** DESCRIPTION OF THE TASK **
Only the number is wanted: how many lines hold the word "this"?

** DATA SUPPLIED **
------------------------------------------------------------------------

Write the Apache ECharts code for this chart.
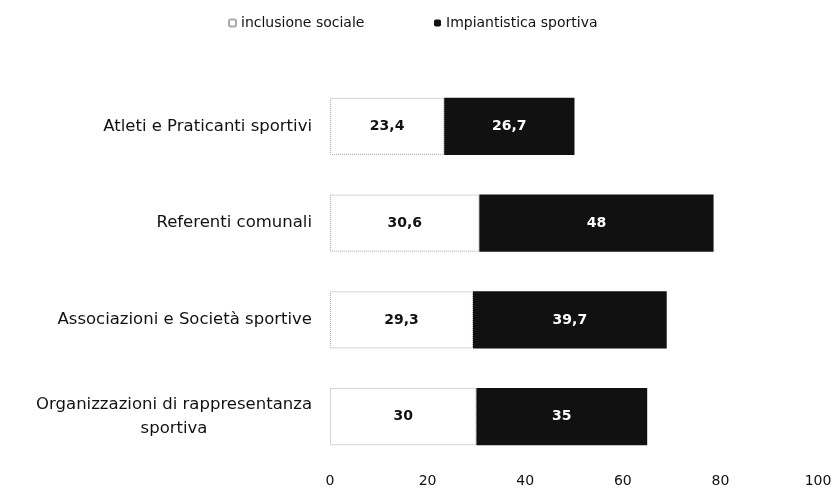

------------------------------------------------------------------------

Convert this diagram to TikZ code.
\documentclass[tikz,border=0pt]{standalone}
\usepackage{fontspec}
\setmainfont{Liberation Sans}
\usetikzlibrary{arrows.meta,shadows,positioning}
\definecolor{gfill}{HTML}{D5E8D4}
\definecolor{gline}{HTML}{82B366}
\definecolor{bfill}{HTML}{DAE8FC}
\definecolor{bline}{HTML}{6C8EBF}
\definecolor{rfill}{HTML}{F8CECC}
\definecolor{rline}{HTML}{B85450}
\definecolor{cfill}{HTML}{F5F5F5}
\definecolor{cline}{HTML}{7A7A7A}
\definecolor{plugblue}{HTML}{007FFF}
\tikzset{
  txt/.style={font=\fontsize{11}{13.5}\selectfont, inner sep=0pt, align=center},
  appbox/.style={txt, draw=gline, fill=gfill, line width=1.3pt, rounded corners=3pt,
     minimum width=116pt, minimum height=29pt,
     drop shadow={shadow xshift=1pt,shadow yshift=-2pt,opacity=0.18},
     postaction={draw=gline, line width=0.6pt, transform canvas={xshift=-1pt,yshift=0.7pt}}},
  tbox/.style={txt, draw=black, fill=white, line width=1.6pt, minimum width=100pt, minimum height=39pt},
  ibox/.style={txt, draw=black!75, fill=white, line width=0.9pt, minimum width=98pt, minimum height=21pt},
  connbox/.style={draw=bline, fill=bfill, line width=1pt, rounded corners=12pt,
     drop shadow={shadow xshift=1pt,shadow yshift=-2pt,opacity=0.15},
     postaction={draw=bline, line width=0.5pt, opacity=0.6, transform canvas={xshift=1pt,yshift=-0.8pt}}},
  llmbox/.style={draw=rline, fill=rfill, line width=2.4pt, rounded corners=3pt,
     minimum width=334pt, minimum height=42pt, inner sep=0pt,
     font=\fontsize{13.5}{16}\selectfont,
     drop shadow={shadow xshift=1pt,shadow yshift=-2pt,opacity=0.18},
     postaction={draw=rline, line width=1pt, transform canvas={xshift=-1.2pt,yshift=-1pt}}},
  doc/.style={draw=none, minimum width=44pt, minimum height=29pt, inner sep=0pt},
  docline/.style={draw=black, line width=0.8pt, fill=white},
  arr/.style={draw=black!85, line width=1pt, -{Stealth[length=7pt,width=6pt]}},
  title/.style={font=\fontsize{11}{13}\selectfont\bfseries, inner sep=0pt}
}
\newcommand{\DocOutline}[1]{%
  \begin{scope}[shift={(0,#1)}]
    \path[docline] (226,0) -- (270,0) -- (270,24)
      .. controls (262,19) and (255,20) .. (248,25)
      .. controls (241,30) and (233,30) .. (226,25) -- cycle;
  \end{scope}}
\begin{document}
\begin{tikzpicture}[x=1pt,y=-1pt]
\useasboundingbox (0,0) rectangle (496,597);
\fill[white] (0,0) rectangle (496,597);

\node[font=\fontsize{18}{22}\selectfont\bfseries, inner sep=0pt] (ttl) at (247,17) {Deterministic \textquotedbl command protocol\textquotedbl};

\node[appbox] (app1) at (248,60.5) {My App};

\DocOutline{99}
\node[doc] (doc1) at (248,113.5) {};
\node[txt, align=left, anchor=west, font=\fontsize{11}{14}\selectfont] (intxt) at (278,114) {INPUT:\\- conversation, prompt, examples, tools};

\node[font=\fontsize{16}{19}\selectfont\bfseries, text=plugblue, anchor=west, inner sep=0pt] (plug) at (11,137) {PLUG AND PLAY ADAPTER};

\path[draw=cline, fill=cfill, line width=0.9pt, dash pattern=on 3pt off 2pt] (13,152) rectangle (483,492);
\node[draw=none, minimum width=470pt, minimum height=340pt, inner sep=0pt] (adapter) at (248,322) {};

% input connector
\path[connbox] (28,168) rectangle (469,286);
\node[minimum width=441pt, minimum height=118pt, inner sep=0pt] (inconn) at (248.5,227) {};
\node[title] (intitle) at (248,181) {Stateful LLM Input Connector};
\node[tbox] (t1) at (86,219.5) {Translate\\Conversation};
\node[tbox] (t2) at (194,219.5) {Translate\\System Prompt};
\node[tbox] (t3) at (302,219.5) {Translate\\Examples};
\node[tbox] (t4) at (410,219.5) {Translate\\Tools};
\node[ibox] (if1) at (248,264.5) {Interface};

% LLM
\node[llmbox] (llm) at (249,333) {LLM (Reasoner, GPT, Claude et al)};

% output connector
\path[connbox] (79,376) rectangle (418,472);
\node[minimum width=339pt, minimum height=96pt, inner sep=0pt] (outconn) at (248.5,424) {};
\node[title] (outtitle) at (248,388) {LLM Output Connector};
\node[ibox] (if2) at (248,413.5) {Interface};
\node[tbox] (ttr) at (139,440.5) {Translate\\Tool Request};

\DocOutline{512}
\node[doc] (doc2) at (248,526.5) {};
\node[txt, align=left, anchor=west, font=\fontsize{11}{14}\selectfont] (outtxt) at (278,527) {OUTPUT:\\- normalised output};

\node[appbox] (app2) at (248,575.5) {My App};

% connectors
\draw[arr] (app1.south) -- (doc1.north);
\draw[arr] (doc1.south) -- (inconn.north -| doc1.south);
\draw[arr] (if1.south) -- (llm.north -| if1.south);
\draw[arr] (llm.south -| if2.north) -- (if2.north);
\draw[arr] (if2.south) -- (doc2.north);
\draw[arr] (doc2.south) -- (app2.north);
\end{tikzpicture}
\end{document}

------------------------------------------------------------------------

** WRITTEN RESPONSE **
2